Despite this, the importance of ASMs should not be ignored, although many patients do not achieve or retain complete seizure freedom. Improved seizure reduction may significantly downgrade the risk of injury and unexpected death [58]; however, in the present review, the NMA of the seizure reduction rate had to be stopped because insufficient data were provided in the included studies. In addition, although some well-controlled complex epilepsies might be disrupted by a single poor night’s sleep or missing dose and breakthrough, substantial improvements have been achieved [59]. Compared with invasive options like vagus nerve stimulation or corpus callosotomies, the use of established and new ASMs may provide more tolerable, incremental benefits. Furthermore, the increase in available ASMs makes it possible to devise more individualized plans, thus benefitting patients. Longitudinal comprehensive studies are therefore warranted to evaluate efficacy in particular populations (or genotypes), more in-detail tolerability, effects on quality of life, and cost-utility for ASMs.

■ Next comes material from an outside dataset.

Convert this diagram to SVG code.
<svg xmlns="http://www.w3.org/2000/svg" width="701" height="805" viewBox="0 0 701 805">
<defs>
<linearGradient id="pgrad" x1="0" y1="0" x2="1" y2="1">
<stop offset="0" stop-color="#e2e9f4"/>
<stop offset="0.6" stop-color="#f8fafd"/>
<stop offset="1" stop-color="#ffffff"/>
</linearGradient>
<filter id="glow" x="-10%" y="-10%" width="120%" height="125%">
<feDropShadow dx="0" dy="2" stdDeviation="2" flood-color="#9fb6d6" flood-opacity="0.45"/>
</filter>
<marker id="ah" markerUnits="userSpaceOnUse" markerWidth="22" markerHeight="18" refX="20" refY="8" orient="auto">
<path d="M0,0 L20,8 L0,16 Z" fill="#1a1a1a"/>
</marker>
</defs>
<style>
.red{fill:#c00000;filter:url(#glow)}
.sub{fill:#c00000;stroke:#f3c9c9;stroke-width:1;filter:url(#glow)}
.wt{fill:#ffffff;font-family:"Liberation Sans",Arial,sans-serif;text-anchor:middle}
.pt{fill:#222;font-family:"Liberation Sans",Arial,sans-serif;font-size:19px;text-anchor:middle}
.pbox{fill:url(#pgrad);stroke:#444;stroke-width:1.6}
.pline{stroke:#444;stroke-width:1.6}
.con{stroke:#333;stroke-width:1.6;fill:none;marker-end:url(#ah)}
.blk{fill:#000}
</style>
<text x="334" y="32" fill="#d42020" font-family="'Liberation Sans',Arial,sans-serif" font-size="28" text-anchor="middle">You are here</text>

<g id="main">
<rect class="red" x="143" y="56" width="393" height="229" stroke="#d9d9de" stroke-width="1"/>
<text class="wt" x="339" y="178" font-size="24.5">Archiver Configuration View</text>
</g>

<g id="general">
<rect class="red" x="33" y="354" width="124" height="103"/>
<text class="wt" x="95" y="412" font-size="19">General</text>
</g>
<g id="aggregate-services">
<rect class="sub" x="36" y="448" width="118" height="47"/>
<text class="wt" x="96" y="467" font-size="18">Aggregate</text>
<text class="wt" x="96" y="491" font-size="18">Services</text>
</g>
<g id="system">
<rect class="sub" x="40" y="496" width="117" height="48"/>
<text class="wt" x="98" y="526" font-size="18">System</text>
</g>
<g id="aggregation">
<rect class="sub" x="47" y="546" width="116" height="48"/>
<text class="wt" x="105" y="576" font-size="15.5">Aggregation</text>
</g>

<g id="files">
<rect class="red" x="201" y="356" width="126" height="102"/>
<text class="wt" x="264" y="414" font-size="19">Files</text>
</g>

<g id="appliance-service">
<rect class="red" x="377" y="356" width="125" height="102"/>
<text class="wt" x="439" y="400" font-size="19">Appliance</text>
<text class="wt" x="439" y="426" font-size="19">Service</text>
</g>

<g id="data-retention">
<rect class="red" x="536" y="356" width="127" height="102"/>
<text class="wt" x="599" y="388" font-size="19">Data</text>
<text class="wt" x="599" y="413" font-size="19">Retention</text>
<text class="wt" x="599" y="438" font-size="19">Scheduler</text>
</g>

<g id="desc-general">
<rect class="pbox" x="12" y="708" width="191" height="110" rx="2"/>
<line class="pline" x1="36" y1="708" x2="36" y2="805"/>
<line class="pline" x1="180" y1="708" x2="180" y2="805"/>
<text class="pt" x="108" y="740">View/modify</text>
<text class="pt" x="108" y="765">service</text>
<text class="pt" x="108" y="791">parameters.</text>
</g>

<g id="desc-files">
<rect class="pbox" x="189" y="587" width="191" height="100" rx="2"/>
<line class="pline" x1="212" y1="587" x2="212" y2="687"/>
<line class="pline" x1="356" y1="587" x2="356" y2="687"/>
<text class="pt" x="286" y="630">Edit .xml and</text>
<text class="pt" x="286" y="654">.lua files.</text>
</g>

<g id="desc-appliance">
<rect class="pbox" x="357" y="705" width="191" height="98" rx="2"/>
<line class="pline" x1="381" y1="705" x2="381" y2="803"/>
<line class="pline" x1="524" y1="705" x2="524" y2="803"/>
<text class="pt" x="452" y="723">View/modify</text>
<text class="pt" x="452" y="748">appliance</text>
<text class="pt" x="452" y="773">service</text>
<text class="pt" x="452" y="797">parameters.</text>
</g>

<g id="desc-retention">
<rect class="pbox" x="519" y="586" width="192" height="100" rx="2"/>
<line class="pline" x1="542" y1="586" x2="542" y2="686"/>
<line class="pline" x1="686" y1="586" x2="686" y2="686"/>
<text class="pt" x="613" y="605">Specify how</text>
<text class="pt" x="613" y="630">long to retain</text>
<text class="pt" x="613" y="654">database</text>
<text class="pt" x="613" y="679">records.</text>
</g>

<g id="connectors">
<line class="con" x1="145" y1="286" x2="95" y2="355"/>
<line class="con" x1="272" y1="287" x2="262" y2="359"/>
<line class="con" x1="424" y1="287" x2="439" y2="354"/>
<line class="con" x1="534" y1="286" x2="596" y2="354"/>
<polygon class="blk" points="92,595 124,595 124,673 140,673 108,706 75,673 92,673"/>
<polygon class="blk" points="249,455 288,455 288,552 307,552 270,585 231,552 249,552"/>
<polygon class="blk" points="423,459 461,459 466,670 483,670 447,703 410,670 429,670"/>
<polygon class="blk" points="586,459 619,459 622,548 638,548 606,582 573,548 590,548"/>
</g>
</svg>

The present study had some limitations. Methodologically, a limited number of outcomes restrained us from analyzing other important efficacy outcomes, such as seizure reduction or electroencephalogram improvements. Furthermore, because specific TEAEs were not evaluated, the tolerability outcome analysis lacked details, and only rough results were obtained because of a lack of information. The search strategy mainly focused on the idiopathic generalized seizure type. Thus, some important ASMs (such as cenobamate, brivaracetam, etc.) most frequently used in focal epilepsies, although recently proven adjunctive use in generalized seizures, were not involved. More meaningful future studies are necessary to elucidate the efficacy of these ASMs.

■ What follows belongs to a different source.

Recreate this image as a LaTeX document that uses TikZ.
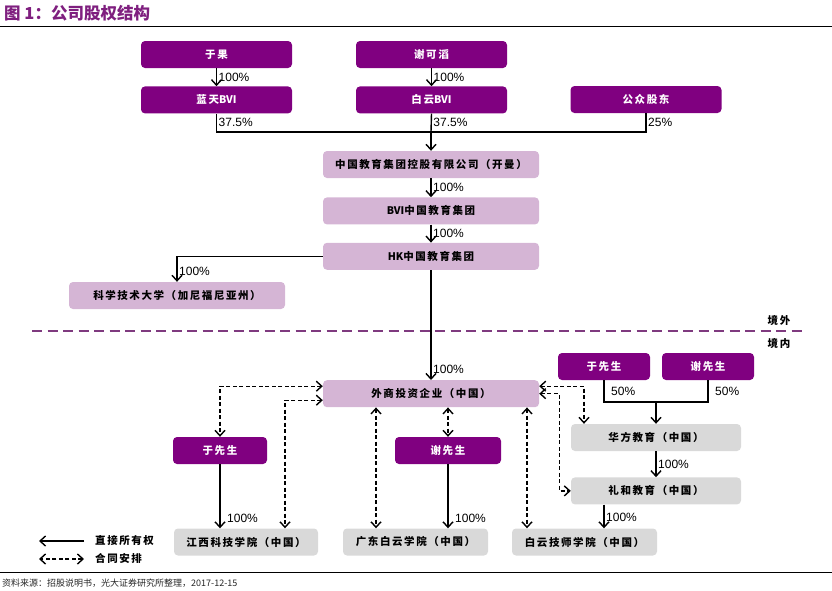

Although low heterogeneity was identified according to the I² test, differences between RCTs existed such as the inclusion criteria, time of treatment, and concomitant drugs. Furthermore, although a statistically suitable and well-known analysis was used, certain overestimations or underestimations may still exist. For example, relatively broad 95% CIs were obtained because relatively few RCTs were included. Further studies are therefore required to further confirm our conclusions.

Among the included ASM monotherapies, valproate ranked best for overall IGEs in efficacy and was the third best in tolerability. For the adjunctive therapies, topiramate ranked best for GTCA and overall IGEs, whereas levetiracetam ranked best for myoclonic seizures. Moreover, perampanel ranked best in tolerability measured by any TEAE when used either as a monotherapy or an adjunctive therapy. Overall, valproate is recommended as the monotherapy of choice for overall IGEs without contraindications. However, our results should be interpreted with caution considering the limited available information and the inherent methodological limitations of the NMA.